— Begin Given material —

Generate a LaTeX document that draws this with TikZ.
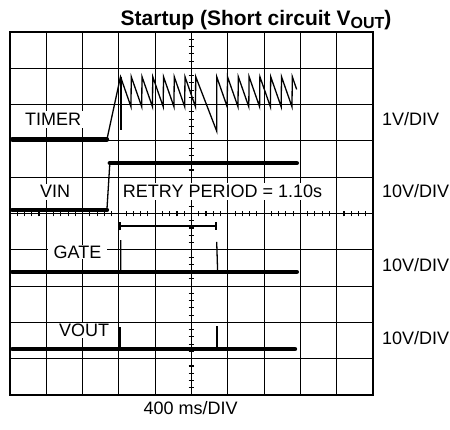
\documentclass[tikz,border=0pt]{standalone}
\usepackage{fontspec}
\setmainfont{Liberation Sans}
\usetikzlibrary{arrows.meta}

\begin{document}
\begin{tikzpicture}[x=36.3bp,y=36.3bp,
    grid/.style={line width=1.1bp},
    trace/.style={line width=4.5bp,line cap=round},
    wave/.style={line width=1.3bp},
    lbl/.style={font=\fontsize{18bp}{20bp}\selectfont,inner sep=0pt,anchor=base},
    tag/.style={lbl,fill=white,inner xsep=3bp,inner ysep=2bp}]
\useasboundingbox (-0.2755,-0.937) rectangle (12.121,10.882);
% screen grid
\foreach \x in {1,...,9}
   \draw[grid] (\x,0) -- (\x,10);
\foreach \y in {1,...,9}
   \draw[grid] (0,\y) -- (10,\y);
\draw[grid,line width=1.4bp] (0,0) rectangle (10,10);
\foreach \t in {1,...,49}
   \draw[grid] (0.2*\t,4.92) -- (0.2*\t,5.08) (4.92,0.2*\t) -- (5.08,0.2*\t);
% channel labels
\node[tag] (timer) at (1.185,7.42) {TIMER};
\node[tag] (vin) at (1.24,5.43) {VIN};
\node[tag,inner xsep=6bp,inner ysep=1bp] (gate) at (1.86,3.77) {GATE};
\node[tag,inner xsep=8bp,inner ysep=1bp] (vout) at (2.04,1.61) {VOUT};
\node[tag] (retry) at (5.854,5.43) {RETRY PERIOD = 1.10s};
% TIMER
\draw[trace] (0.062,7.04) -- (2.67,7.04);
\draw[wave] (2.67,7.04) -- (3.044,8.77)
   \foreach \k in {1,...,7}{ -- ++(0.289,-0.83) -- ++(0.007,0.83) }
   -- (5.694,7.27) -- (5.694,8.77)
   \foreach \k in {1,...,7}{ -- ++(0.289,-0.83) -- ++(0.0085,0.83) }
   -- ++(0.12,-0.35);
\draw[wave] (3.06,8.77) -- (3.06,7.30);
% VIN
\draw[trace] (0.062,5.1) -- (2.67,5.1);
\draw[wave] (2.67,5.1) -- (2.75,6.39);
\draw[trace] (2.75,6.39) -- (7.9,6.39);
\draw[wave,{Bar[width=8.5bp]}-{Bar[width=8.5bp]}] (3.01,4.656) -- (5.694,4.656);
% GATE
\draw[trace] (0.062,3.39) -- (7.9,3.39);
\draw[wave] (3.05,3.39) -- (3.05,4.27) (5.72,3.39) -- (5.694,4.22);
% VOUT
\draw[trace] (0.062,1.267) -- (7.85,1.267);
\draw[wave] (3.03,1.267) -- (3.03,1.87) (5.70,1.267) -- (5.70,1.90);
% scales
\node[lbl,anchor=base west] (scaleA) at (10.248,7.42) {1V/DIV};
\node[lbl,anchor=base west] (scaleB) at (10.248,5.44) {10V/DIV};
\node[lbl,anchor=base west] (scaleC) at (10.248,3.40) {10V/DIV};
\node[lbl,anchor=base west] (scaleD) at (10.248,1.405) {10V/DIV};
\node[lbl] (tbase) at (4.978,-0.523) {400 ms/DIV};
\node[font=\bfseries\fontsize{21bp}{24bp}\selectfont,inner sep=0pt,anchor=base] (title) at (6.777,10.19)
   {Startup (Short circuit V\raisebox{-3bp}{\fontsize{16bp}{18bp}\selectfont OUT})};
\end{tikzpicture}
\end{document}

— End Given material —

» **Task to complete**
All of the material above needs to be restated exactly, with no pictures.

» **Expected answer**
Generate a LaTeX document that draws this with TikZ.
\documentclass[tikz,border=0pt]{standalone}
\usepackage{fontspec}
\setmainfont{Liberation Sans}
\usetikzlibrary{arrows.meta}

\begin{document}
\begin{tikzpicture}[x=36.3bp,y=36.3bp,
    grid/.style={line width=1.1bp},
    trace/.style={line width=4.5bp,line cap=round},
    wave/.style={line width=1.3bp},
    lbl/.style={font=\fontsize{18bp}{20bp}\selectfont,inner sep=0pt,anchor=base},
    tag/.style={lbl,fill=white,inner xsep=3bp,inner ysep=2bp}]
\useasboundingbox (-0.2755,-0.937) rectangle (12.121,10.882);
% screen grid
\foreach \x in {1,...,9}
   \draw[grid] (\x,0) -- (\x,10);
\foreach \y in {1,...,9}
   \draw[grid] (0,\y) -- (10,\y);
\draw[grid,line width=1.4bp] (0,0) rectangle (10,10);
\foreach \t in {1,...,49}
   \draw[grid] (0.2*\t,4.92) -- (0.2*\t,5.08) (4.92,0.2*\t) -- (5.08,0.2*\t);
% channel labels
\node[tag] (timer) at (1.185,7.42) {TIMER};
\node[tag] (vin) at (1.24,5.43) {VIN};
\node[tag,inner xsep=6bp,inner ysep=1bp] (gate) at (1.86,3.77) {GATE};
\node[tag,inner xsep=8bp,inner ysep=1bp] (vout) at (2.04,1.61) {VOUT};
\node[tag] (retry) at (5.854,5.43) {RETRY PERIOD = 1.10s};
% TIMER
\draw[trace] (0.062,7.04) -- (2.67,7.04);
\draw[wave] (2.67,7.04) -- (3.044,8.77)
   \foreach \k in {1,...,7}{ -- ++(0.289,-0.83) -- ++(0.007,0.83) }
   -- (5.694,7.27) -- (5.694,8.77)
   \foreach \k in {1,...,7}{ -- ++(0.289,-0.83) -- ++(0.0085,0.83) }
   -- ++(0.12,-0.35);
\draw[wave] (3.06,8.77) -- (3.06,7.30);
% VIN
\draw[trace] (0.062,5.1) -- (2.67,5.1);
\draw[wave] (2.67,5.1) -- (2.75,6.39);
\draw[trace] (2.75,6.39) -- (7.9,6.39);
\draw[wave,{Bar[width=8.5bp]}-{Bar[width=8.5bp]}] (3.01,4.656) -- (5.694,4.656);
% GATE
\draw[trace] (0.062,3.39) -- (7.9,3.39);
\draw[wave] (3.05,3.39) -- (3.05,4.27) (5.72,3.39) -- (5.694,4.22);
% VOUT
\draw[trace] (0.062,1.267) -- (7.85,1.267);
\draw[wave] (3.03,1.267) -- (3.03,1.87) (5.70,1.267) -- (5.70,1.90);
% scales
\node[lbl,anchor=base west] (scaleA) at (10.248,7.42) {1V/DIV};
\node[lbl,anchor=base west] (scaleB) at (10.248,5.44) {10V/DIV};
\node[lbl,anchor=base west] (scaleC) at (10.248,3.40) {10V/DIV};
\node[lbl,anchor=base west] (scaleD) at (10.248,1.405) {10V/DIV};
\node[lbl] (tbase) at (4.978,-0.523) {400 ms/DIV};
\node[font=\bfseries\fontsize{21bp}{24bp}\selectfont,inner sep=0pt,anchor=base] (title) at (6.777,10.19)
   {Startup (Short circuit V\raisebox{-3bp}{\fontsize{16bp}{18bp}\selectfont OUT})};
\end{tikzpicture}
\end{document}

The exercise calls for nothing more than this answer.